Apparently, when asked in class, on 8th January, if he was 'Charlie', he replied that he was not. He didn't like Charlie Hebdo's cartoons, and that his feelings were with the terrorists. "I am the terrorists, because I am against the cartoonists of the Prophet."
The head of the school later apprehended Ahmed while he played in a sandpit, saying "stop digging in the sand, you will not find a machine gun there to kill us all with". Subsequently, the boy's father accompanied him to school on a couple of occasions, Ahmed being rather distressed and out of sorts by the treatment he was subjected to.
Then on 21st January, the head of the school decided to press charges against the little boy and his father. The boy was reported to police for 'glorification of terrorism', and the father for 'trespassing' when he accompanied the boy to the school. Both father and son were forced to report to the police station in Nice St Augustine, to answer these charges.
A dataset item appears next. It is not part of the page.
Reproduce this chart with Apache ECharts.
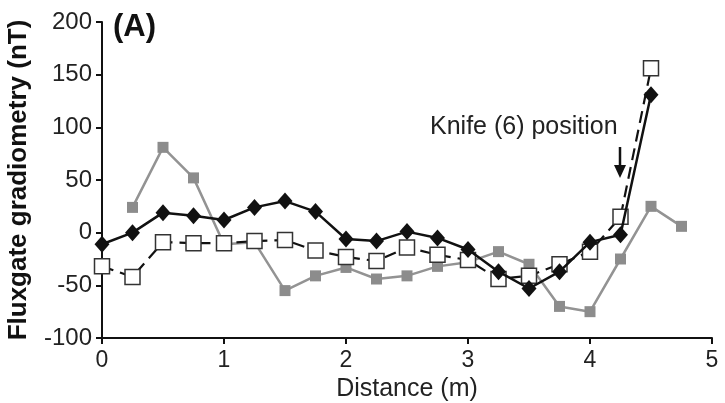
<!DOCTYPE html>
<html>
<head>
<meta charset="utf-8">
<script src="https://cdn.jsdelivr.net/npm/echarts@6/dist/echarts.min.js"></script>
<style>
html,body{margin:0;padding:0;background:#fff;}
#chart{width:725px;height:403px;}
</style>
</head>
<body>
<div id="chart"></div>
<script>
// distance along the line (m)
var distances = [0, 0.25, 0.5, 0.75, 1, 1.25, 1.5, 1.75, 2, 2.25, 2.5, 2.75, 3, 3.25, 3.5, 3.75, 4, 4.25, 4.5, 4.75];
// black diamonds, solid line
var solidVals = [-11, 0, 19, 16, 12, 24, 30, 20, -6, -8, 1, -5, -16, -37, -53, -37, -9, -2, 131, null];
// open squares, dashed line
var openVals = [-32, -42, -9, -10, -10, -8, -7, -17, -23, -27, -14, -21, -26, -44, -41, -30, -18, 15, 156, null];
// grey squares
var greyVals = [null, 24, 81, 52, -11, -9, -55, -41, -33, -44, -41, -32, -28, -18, -30, -70, -75, -25, 25, 6];

var xTicks = [0, 1, 2, 3, 4, 5];
var yTicks = [-100, -50, 0, 50, 100, 150, 200];

function pairs(vals){
	var out = [];
	for(var i=0;i<distances.length;i++){
		if(vals[i] !== null) out.push([distances[i], vals[i]]);
	}
	return out;
}

var font = 'Liberation Sans, Arial, sans-serif';
var myChart = echarts.init(document.getElementById('chart'));

var option = {
	animation: false,
	grid: { left: 102, right: 13, top: 22, bottom: 65, outerBoundsMode: 'none' },
	xAxis: {
		type: 'value',
		min: xTicks[0], max: xTicks[xTicks.length-1], interval: 1,
		name: 'Distance (m)', nameLocation: 'middle', nameGap: 34,
		nameTextStyle: { fontFamily: font, fontSize: 25, color: '#222' },
		axisLine: { show: true, onZero: false, lineStyle: { color: '#111', width: 2 } },
		axisTick: { show: true, length: 6, lineStyle: { color: '#111', width: 2 } },
		axisLabel: { fontFamily: font, fontSize: 23, color: '#222', margin: 11 },
		splitLine: { show: false }
	},
	yAxis: {
		type: 'value',
		min: yTicks[0], max: yTicks[yTicks.length-1], interval: 50,
		name: 'Fluxgate gradiometry (nT)', nameLocation: 'middle', nameGap: 70,
		nameTextStyle: { fontFamily: font, fontSize: 26, fontWeight: 'bold', color: '#111' },
		axisLine: { show: true, onZero: false, lineStyle: { color: '#111', width: 2 } },
		axisTick: { show: true, length: 6, lineStyle: { color: '#111', width: 2 } },
		axisLabel: { fontFamily: font, fontSize: 24, color: '#222', margin: 10 },
		splitLine: { show: false }
	},
	graphic: [
		{ type: 'text', left: 113, top: 12, style: { text: '(A)', font: 'bold 31px ' + font, fill: '#111' } },
		{ type: 'text', left: 430, top: 115, style: { text: 'Knife (6) position', font: '25px ' + font, fill: '#222' } },
		{ type: 'line', shape: { x1: 620, y1: 147, x2: 620, y2: 170 }, style: { stroke: '#111', lineWidth: 2.5 } },
		{ type: 'polygon', shape: { points: [[614, 165], [626, 165], [620, 178]] }, style: { fill: '#111' } }
	],
	series: [
		{
			type: 'line', data: pairs(greyVals),
			symbol: 'rect', symbolSize: 11,
			itemStyle: { color: '#8c8c8c' },
			lineStyle: { color: '#939393', width: 2.5 },
			z: 2
		},
		{
			type: 'line', data: pairs(openVals),
			symbol: 'rect', symbolSize: 15,
			itemStyle: { color: '#fff', borderColor: '#333', borderWidth: 1.5 },
			lineStyle: { color: '#111', width: 2.2, type: [12, 7] },
			z: 3
		},
		{
			type: 'line', data: pairs(solidVals),
			symbol: 'diamond', symbolSize: [15, 17],
			itemStyle: { color: '#111' },
			lineStyle: { color: '#111', width: 2.5 },
			z: 4
		}
	]
};
myChart.setOption(option);
</script>
</body>
</html>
This follows a series of arrests and the recent suspension of a teacher who was also referred for
judicial investigation for resisting the 'moment's silence' for
Charlie Hebdo. The school rector launched a rally for "republican" values after noting the "unacceptable" failure of some teachers to comply with the moment's silence, and having launched an immediate investigation.
Ahmed now has a
lawyer, who said: "We are facing a collective hysteria. My client is 8 years old! He does not realize the scope of his words. It's insane."
Yes, it's insane. Thankfully, the pup-eyed Charlies who were recently beseeching hashtagged international solidarity, and rallying to the defence of free speech, will not have abandoned the fight so soon. They, surely - and there are so many of them - will not let the Ahmeds down. They will spring into action with the swift, passionate alacrity that we have already seen they are capable of. Won't they?